Murder on the Orient Express (2017): Movie Review


Murder on the Orient Express (2017): Movie Review

Murder on the Orient Express

Murder on the Orient Express (2017)

Directed by Kenneth Branagh

Rated PG-13

Reviewed by James Rosario on November 16, 2017

I think it’s safe to say that critics aren’t loving Kenneth Branagh’s Murder on the Orient Express. The reviews aren’t horrendous, mind you, they’re mostly along the lines of “just fine,” or “Sidney Lumet’s 1974 version is better, so why bother?” They may not be totally off the mark, but I think they’re being a bit harsh. Let’s face it, we’re sick of remakes. I think we can all agree on that. Maybe Branagh would have been better served adapting a different Agatha Christie novel, one that hadn’t already been made (and one that didn’t have nearly universal praise). He could still have tapped into all that 1930s hoity-toity pomp and pulp, but avoided the pitfalls of comparison. Yes, he could have done that, but he didn’t, and while the film has issues, it’s not as bad as many are saying. It’s a good-looking film with a quality mystery to boot. I enjoyed it.

Orient Express works best if you’re not aware of how it ends. The central mystery is a rich and complicated tapestry that is best left to unfold naturally. If, I imagine, you already know how it’s going to end, well, the fun might be taken right out of it before it even begins. So, if you’re a fan of the Lumet version—or an Agatha Christie reader—it may come to reason that Branagh’s film may already be spoiled for you. And that’s too bad.

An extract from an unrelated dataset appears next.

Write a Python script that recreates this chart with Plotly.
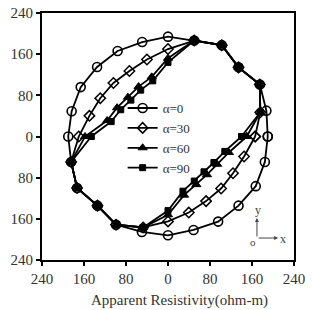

A murder takes place on the famed Simplon-Orient Express, which runs from Istanbul to Paris. It us up to a world famous detective to solve the murder before the train reaches its next stop, which would allow either the murderer to get away, or for the wrong passenger to be accused. I’d rather not say much more, other than the mystery is a good one. It’s old fashioned, but I like old fashioned.


Branagh plays Hercule Poirot, who states “I am probably the greatest detective in the world.” That would be hard to argue with if it weren’t for the myriad Sherlock Holmes TV shows and movies that we’ve been bombarded with in the last handful of years. But he is good, and like Sherlock, Poirot has quirks—the main one being a sort of compulsive necessity for order and symmetry. It may be for this reason alone that I identify with him more so than his London counterpart, as I tend to suffer from the same affliction. I like Branagh as Poirot. He's smart, if a bit bufoonish at times, and has an air of aristocracy mixed with a bit of Hannah-Barbera about him (if such a thing is possible). But in the end, he's simply likable and easy to be around. I also like his mustache—I haven’t seen facial hair this impressive since Tombstone (1993).

There may not be any mind-blowing performances, but there are a few standouts. Johnny Depp is perfectly detestable—I believe that as Depp ages, he’s going to corner the slime ball market. I’m also very happy to see Michelle Pfeifer in another role this year. Her performance in mother! is hard to top, but this is a different movie and a different character, one that she once again embodies. But, as is usually the case, Willem Defoe steals the show. His odd look and mannerisms are perfectly suited to play the Austrian “scientist,” Gerhard Hardman. His acting is so eccentric and nuanced that it’s nearly addicting. His role is small, but it’s worth the price of admission.

That's not all, as there are other things to admire as well. Orient Express  also happens to look amazing. It’s a throwback to the old days of big, big pictures. I love this type of photography, and cinematographer Haris Zambarloukos should be commended. He's managed to capture, not only the cold and the claustrophobia, but the attitude and aura of movies long gone.

I’m a big sucker for a good period piece. There’s something about the time and energy it takes to make everything look authentic that’s very appealing to me. Branagh is also clearly a sucker for period pieces, and a sucker for a classic style of cinema and storytelling. While he doesn’t always succeed, his attempt at making an old-school Hollywood picture (or maybe a 1960s U.K. one, a la David Lean or James Bond) is a bold one in today’s market. His numerous productions of Shakespeare over the years should give you some indication as to what he’s into and to what his style is, and he brings all of that to the table with Orient Express. It’s a bit choppy at times, but it mostly works. When it doesn’t, it’s plain to see, but it serves to point out and exemplify when it does. Branagh is a classicist at heart, and while he’s no David Lean, I admire that he tries to be.

It’s not a great picture, but it’s a fun one. Should it have been remade? Who knows. I’m sure the studios have their opinion, and the critics certainly have theirs, but I’m sticking with mine. I liked Murder on the Orient Express. I honestly think it could have used a bit more absurdity (like the bit with the cane at the beginning), and could have done a bit more to showcase Poirot’s compulsive eccentricities (if only to make me feel better about my own), but that’s neither here nor there. This is good old-fashioned movie escapism, and sometimes that’s all it needs to be. 

Murder on the Orient Express is now playing at the GRAIL MOVIEHOUSE and area theaters.